Written instruction — Give the data again exactly as written, skipping any pictures.

- - -

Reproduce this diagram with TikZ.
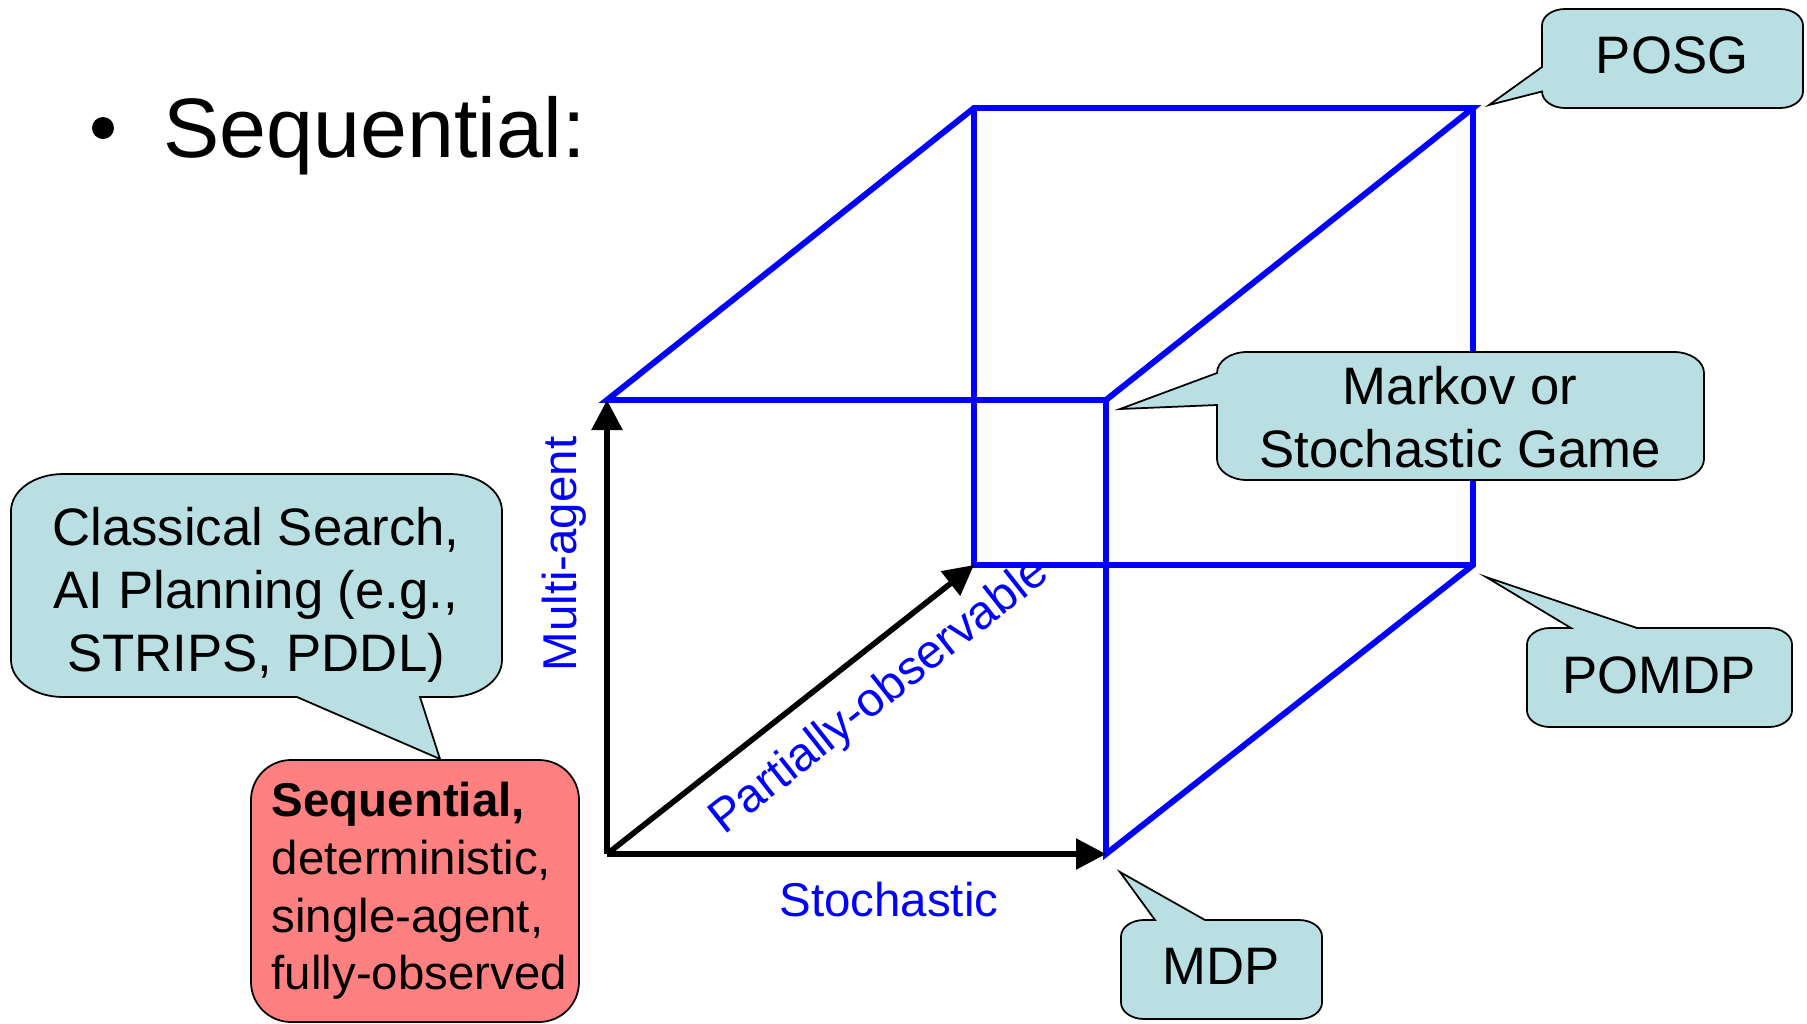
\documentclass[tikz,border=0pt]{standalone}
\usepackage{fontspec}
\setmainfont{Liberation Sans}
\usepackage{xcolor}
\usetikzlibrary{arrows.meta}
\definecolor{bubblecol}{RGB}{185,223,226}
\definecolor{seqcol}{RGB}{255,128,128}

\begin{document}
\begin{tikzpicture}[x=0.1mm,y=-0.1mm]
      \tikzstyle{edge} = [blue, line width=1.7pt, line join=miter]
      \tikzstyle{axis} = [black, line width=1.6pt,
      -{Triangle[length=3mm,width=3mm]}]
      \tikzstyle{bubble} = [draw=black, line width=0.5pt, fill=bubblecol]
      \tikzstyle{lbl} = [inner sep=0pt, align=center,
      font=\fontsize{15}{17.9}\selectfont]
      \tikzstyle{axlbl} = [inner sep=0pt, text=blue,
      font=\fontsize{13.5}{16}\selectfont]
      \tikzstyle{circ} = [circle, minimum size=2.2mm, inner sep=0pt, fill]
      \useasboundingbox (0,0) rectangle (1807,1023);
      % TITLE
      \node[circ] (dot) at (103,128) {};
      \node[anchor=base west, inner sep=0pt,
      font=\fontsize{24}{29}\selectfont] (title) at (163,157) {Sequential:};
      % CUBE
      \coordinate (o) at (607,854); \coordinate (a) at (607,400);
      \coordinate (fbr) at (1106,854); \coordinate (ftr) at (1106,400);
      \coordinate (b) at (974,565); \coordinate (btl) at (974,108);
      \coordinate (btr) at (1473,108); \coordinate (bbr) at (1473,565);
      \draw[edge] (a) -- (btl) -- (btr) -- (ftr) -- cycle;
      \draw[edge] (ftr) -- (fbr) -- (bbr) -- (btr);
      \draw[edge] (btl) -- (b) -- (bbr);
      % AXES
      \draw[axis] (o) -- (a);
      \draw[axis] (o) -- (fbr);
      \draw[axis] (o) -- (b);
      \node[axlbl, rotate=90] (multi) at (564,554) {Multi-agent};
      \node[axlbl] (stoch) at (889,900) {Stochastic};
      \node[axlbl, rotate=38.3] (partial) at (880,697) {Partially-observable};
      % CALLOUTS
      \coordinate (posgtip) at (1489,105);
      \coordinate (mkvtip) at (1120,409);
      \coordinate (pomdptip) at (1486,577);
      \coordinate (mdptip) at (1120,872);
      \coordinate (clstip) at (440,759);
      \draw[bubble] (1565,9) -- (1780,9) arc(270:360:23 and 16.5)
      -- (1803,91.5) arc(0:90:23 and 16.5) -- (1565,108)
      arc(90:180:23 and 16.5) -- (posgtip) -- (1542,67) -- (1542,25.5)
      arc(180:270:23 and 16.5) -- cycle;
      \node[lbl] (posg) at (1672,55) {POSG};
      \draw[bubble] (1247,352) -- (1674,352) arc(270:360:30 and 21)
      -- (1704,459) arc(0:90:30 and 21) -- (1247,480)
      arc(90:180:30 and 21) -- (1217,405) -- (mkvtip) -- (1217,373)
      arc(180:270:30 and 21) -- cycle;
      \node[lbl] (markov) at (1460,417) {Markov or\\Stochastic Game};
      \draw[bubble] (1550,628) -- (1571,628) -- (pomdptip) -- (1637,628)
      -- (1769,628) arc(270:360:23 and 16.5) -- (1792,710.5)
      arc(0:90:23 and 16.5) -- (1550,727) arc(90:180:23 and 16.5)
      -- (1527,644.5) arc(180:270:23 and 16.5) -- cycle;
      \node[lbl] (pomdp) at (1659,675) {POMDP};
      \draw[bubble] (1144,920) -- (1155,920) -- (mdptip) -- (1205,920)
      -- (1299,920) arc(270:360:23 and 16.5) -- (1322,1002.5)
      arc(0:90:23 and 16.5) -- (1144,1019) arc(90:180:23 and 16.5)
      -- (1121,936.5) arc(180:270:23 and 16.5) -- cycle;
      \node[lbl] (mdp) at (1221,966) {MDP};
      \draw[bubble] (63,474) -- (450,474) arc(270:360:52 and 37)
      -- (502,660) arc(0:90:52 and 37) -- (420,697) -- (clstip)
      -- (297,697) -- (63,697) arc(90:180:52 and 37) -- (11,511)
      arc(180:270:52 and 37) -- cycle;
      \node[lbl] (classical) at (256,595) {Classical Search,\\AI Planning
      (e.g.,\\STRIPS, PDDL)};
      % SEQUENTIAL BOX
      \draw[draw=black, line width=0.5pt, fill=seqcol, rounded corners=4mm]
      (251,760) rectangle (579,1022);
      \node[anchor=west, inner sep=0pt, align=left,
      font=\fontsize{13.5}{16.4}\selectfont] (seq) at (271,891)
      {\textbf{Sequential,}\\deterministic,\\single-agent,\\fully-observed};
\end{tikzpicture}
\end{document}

- - -

Worked answer —
Reproduce this diagram with TikZ.
\documentclass[tikz,border=0pt]{standalone}
\usepackage{fontspec}
\setmainfont{Liberation Sans}
\usepackage{xcolor}
\usetikzlibrary{arrows.meta}
\definecolor{bubblecol}{RGB}{185,223,226}
\definecolor{seqcol}{RGB}{255,128,128}

\begin{document}
\begin{tikzpicture}[x=0.1mm,y=-0.1mm]
      \tikzstyle{edge} = [blue, line width=1.7pt, line join=miter]
      \tikzstyle{axis} = [black, line width=1.6pt,
      -{Triangle[length=3mm,width=3mm]}]
      \tikzstyle{bubble} = [draw=black, line width=0.5pt, fill=bubblecol]
      \tikzstyle{lbl} = [inner sep=0pt, align=center,
      font=\fontsize{15}{17.9}\selectfont]
      \tikzstyle{axlbl} = [inner sep=0pt, text=blue,
      font=\fontsize{13.5}{16}\selectfont]
      \tikzstyle{circ} = [circle, minimum size=2.2mm, inner sep=0pt, fill]
      \useasboundingbox (0,0) rectangle (1807,1023);
      % TITLE
      \node[circ] (dot) at (103,128) {};
      \node[anchor=base west, inner sep=0pt,
      font=\fontsize{24}{29}\selectfont] (title) at (163,157) {Sequential:};
      % CUBE
      \coordinate (o) at (607,854); \coordinate (a) at (607,400);
      \coordinate (fbr) at (1106,854); \coordinate (ftr) at (1106,400);
      \coordinate (b) at (974,565); \coordinate (btl) at (974,108);
      \coordinate (btr) at (1473,108); \coordinate (bbr) at (1473,565);
      \draw[edge] (a) -- (btl) -- (btr) -- (ftr) -- cycle;
      \draw[edge] (ftr) -- (fbr) -- (bbr) -- (btr);
      \draw[edge] (btl) -- (b) -- (bbr);
      % AXES
      \draw[axis] (o) -- (a);
      \draw[axis] (o) -- (fbr);
      \draw[axis] (o) -- (b);
      \node[axlbl, rotate=90] (multi) at (564,554) {Multi-agent};
      \node[axlbl] (stoch) at (889,900) {Stochastic};
      \node[axlbl, rotate=38.3] (partial) at (880,697) {Partially-observable};
      % CALLOUTS
      \coordinate (posgtip) at (1489,105);
      \coordinate (mkvtip) at (1120,409);
      \coordinate (pomdptip) at (1486,577);
      \coordinate (mdptip) at (1120,872);
      \coordinate (clstip) at (440,759);
      \draw[bubble] (1565,9) -- (1780,9) arc(270:360:23 and 16.5)
      -- (1803,91.5) arc(0:90:23 and 16.5) -- (1565,108)
      arc(90:180:23 and 16.5) -- (posgtip) -- (1542,67) -- (1542,25.5)
      arc(180:270:23 and 16.5) -- cycle;
      \node[lbl] (posg) at (1672,55) {POSG};
      \draw[bubble] (1247,352) -- (1674,352) arc(270:360:30 and 21)
      -- (1704,459) arc(0:90:30 and 21) -- (1247,480)
      arc(90:180:30 and 21) -- (1217,405) -- (mkvtip) -- (1217,373)
      arc(180:270:30 and 21) -- cycle;
      \node[lbl] (markov) at (1460,417) {Markov or\\Stochastic Game};
      \draw[bubble] (1550,628) -- (1571,628) -- (pomdptip) -- (1637,628)
      -- (1769,628) arc(270:360:23 and 16.5) -- (1792,710.5)
      arc(0:90:23 and 16.5) -- (1550,727) arc(90:180:23 and 16.5)
      -- (1527,644.5) arc(180:270:23 and 16.5) -- cycle;
      \node[lbl] (pomdp) at (1659,675) {POMDP};
      \draw[bubble] (1144,920) -- (1155,920) -- (mdptip) -- (1205,920)
      -- (1299,920) arc(270:360:23 and 16.5) -- (1322,1002.5)
      arc(0:90:23 and 16.5) -- (1144,1019) arc(90:180:23 and 16.5)
      -- (1121,936.5) arc(180:270:23 and 16.5) -- cycle;
      \node[lbl] (mdp) at (1221,966) {MDP};
      \draw[bubble] (63,474) -- (450,474) arc(270:360:52 and 37)
      -- (502,660) arc(0:90:52 and 37) -- (420,697) -- (clstip)
      -- (297,697) -- (63,697) arc(90:180:52 and 37) -- (11,511)
      arc(180:270:52 and 37) -- cycle;
      \node[lbl] (classical) at (256,595) {Classical Search,\\AI Planning
      (e.g.,\\STRIPS, PDDL)};
      % SEQUENTIAL BOX
      \draw[draw=black, line width=0.5pt, fill=seqcol, rounded corners=4mm]
      (251,760) rectangle (579,1022);
      \node[anchor=west, inner sep=0pt, align=left,
      font=\fontsize{13.5}{16.4}\selectfont] (seq) at (271,891)
      {\textbf{Sequential,}\\deterministic,\\single-agent,\\fully-observed};
\end{tikzpicture}
\end{document}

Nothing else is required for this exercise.